::: MATERIAL FOR THE TASK :::
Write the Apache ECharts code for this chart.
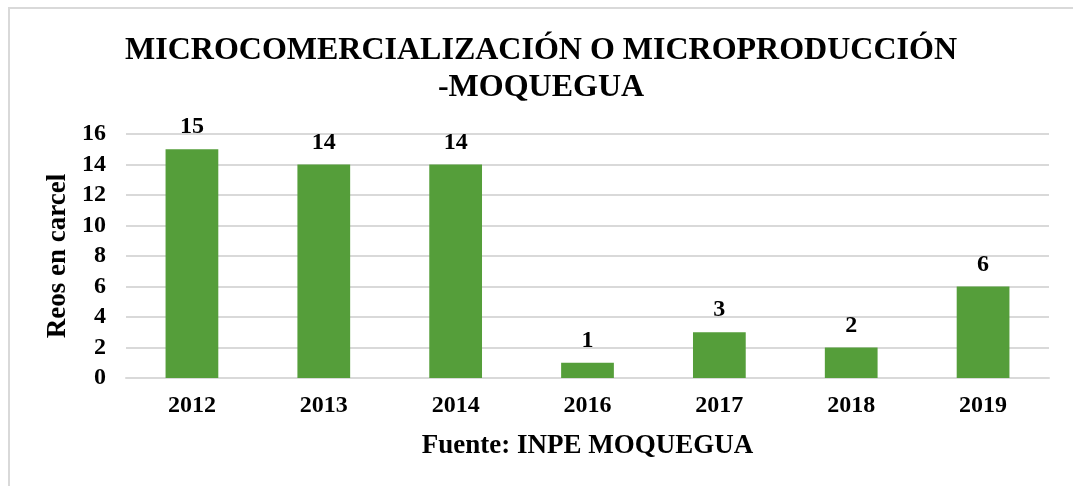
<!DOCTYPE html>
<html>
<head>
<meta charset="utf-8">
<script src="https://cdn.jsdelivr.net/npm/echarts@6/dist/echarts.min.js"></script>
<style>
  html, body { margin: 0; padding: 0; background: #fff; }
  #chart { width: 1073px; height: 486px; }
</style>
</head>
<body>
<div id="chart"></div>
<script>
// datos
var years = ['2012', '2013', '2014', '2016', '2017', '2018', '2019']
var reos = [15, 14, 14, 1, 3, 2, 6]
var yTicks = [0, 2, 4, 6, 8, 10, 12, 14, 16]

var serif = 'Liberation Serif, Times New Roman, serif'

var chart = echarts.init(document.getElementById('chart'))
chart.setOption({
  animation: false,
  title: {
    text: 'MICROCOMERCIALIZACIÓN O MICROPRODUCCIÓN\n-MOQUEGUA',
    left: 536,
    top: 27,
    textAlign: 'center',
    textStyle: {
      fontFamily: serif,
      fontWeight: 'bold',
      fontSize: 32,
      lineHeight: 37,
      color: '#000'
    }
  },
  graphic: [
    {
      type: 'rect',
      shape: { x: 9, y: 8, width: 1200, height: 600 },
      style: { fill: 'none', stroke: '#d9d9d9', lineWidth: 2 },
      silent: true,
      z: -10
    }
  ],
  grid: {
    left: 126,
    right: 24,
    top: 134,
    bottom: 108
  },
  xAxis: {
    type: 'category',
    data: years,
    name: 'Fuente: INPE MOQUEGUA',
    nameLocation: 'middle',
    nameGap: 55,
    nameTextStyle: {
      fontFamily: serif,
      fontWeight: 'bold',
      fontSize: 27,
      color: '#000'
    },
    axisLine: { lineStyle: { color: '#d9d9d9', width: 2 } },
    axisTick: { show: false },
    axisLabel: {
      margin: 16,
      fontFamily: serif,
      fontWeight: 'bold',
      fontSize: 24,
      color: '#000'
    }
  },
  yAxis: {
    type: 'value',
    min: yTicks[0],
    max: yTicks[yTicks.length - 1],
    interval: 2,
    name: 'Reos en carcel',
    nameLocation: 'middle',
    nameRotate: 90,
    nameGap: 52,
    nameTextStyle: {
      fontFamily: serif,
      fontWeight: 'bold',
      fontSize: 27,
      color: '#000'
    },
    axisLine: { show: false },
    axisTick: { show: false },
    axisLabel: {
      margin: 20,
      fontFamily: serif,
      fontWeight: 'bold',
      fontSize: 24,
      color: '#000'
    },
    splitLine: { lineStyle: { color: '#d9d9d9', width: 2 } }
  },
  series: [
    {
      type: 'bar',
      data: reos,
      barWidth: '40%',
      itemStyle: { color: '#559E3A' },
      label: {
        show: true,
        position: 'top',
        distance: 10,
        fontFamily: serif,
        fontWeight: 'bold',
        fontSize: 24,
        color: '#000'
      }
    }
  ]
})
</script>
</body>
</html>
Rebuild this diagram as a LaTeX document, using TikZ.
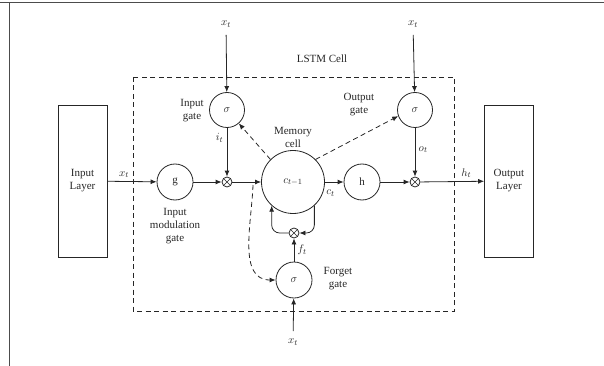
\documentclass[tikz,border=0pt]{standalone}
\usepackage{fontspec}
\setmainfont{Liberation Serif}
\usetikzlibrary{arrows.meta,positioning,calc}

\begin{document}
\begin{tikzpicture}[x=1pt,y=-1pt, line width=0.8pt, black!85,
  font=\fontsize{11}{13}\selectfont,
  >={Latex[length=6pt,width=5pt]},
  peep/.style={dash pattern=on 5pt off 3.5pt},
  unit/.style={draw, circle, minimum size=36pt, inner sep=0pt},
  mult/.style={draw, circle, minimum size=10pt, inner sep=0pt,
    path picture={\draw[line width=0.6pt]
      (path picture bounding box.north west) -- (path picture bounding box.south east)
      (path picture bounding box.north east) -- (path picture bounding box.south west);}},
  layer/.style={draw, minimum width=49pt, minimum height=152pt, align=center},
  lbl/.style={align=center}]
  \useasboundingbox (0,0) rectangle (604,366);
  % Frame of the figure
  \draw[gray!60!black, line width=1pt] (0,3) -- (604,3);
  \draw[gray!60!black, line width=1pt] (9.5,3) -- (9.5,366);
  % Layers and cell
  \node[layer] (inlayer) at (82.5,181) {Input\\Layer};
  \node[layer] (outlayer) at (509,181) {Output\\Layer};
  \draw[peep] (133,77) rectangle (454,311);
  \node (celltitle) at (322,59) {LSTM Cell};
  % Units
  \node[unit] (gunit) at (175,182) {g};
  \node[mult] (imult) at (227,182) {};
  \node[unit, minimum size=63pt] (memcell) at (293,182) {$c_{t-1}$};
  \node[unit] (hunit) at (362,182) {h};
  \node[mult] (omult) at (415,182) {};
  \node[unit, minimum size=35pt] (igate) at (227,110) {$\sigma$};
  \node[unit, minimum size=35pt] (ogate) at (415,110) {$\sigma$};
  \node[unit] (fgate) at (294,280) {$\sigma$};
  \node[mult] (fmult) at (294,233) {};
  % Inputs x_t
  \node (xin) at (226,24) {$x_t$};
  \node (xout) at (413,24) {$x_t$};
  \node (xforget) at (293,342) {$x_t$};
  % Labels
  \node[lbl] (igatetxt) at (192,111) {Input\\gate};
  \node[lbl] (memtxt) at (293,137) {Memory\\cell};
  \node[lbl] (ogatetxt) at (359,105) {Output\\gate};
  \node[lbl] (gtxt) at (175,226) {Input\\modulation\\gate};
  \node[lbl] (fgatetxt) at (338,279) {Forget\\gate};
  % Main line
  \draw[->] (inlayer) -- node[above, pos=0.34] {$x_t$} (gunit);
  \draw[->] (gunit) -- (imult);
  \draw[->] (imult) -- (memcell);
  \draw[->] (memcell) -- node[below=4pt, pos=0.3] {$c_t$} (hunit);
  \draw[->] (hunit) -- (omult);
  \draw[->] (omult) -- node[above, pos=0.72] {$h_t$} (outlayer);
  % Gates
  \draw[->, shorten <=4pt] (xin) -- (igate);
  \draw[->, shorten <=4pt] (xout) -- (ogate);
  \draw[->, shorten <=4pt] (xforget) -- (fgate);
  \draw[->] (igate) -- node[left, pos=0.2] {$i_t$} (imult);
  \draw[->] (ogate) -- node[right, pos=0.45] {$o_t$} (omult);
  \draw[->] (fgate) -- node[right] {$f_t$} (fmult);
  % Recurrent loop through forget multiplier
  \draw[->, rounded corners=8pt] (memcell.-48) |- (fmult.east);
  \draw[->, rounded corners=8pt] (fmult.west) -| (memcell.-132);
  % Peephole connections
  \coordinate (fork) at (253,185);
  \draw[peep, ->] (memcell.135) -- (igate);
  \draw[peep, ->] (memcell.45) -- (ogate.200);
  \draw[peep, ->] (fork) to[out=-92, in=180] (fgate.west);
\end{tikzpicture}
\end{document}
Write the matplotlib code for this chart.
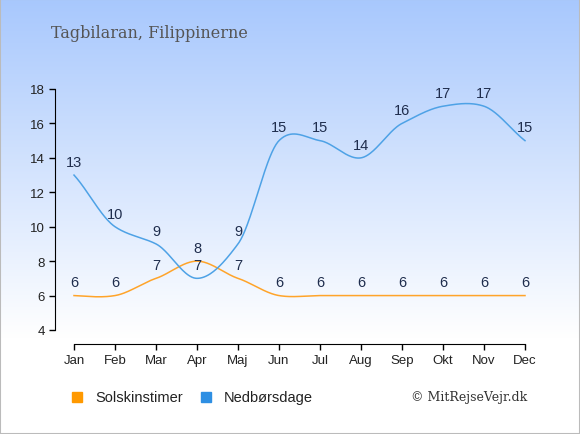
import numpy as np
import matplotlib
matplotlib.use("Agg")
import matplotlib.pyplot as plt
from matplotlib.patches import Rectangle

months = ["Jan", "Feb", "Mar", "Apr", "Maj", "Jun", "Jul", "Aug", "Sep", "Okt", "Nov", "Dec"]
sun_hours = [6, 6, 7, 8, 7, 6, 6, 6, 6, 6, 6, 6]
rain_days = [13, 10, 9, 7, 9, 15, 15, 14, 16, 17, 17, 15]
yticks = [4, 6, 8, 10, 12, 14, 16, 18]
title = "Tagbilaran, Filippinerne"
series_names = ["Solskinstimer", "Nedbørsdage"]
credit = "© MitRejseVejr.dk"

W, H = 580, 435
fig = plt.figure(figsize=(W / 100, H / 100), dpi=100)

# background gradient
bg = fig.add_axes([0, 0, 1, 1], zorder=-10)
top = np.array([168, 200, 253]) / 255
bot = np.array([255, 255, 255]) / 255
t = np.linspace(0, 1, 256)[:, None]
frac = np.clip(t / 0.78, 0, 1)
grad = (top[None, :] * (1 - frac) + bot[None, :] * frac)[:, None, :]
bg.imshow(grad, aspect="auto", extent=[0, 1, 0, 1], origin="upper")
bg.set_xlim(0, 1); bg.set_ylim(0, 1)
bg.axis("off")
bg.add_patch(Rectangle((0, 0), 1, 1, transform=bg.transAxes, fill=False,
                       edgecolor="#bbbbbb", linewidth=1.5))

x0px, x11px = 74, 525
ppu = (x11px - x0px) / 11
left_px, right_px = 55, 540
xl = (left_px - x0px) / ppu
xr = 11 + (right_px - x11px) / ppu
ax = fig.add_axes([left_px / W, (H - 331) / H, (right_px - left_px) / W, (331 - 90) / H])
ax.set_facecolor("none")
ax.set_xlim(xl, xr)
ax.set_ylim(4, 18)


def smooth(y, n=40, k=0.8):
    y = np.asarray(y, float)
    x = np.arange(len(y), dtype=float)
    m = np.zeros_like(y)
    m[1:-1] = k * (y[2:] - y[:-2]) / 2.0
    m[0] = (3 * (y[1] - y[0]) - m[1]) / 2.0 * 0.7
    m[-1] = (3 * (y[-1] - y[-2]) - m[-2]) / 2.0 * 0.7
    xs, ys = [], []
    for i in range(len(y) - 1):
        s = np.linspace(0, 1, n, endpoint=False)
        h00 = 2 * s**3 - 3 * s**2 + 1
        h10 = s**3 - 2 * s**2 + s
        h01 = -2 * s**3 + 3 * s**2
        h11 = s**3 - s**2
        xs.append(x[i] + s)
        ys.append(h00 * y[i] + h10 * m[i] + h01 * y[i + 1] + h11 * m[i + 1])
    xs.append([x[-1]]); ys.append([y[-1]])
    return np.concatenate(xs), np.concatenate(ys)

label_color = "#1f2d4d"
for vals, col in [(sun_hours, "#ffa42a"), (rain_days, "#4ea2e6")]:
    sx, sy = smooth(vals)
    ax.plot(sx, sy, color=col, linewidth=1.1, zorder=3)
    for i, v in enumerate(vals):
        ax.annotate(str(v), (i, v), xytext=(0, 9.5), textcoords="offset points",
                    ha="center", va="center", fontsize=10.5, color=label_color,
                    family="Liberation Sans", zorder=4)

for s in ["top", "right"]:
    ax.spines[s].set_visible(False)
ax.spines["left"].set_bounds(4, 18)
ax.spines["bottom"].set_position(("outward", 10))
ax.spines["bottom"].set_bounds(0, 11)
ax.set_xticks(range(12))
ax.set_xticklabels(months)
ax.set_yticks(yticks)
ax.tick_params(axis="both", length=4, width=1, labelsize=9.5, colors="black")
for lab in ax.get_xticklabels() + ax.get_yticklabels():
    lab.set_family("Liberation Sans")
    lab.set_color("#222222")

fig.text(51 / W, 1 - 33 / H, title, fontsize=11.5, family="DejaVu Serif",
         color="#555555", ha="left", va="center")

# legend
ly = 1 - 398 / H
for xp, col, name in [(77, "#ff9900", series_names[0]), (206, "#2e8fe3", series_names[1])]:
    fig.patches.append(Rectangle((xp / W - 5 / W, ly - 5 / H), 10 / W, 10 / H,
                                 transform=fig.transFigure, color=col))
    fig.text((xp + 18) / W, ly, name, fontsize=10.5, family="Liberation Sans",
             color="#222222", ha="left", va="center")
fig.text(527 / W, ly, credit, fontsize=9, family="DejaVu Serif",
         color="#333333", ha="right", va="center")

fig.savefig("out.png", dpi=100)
:::
::: MATERIAL FOR THE TASK :::
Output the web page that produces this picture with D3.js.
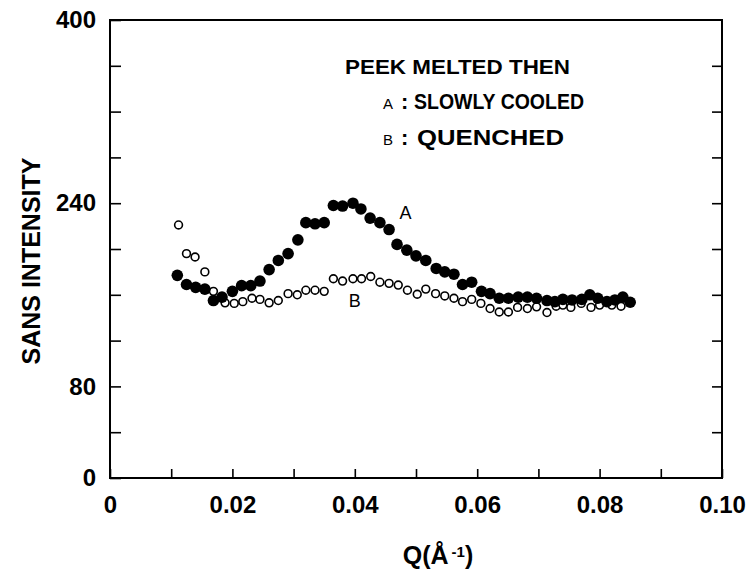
:::
• _THE PROBLEM_
From the line containing "Write the Apache ECharts code for this chart." to the line containing "var serif = 'Liberation", both lines included, give the text again exactly, without any pictures.

• _RIGHT ANSWER_
Write the Apache ECharts code for this chart.
<!DOCTYPE html>
<html>
<head>
<meta charset="utf-8">
<script src="https://cdn.jsdelivr.net/npm/echarts@6/dist/echarts.min.js"></script>
<style>
  html, body { margin: 0; padding: 0; background: #fff; }
  #chart { width: 1073px; height: 486px; }
</style>
</head>
<body>
<div id="chart"></div>
<script>
// datos
var years = ['2012', '2013', '2014', '2016', '2017', '2018', '2019']
var reos = [15, 14, 14, 1, 3, 2, 6]
var yTicks = [0, 2, 4, 6, 8, 10, 12, 14, 16]

var serif = 'Liberation Serif, Times New Roman, serif'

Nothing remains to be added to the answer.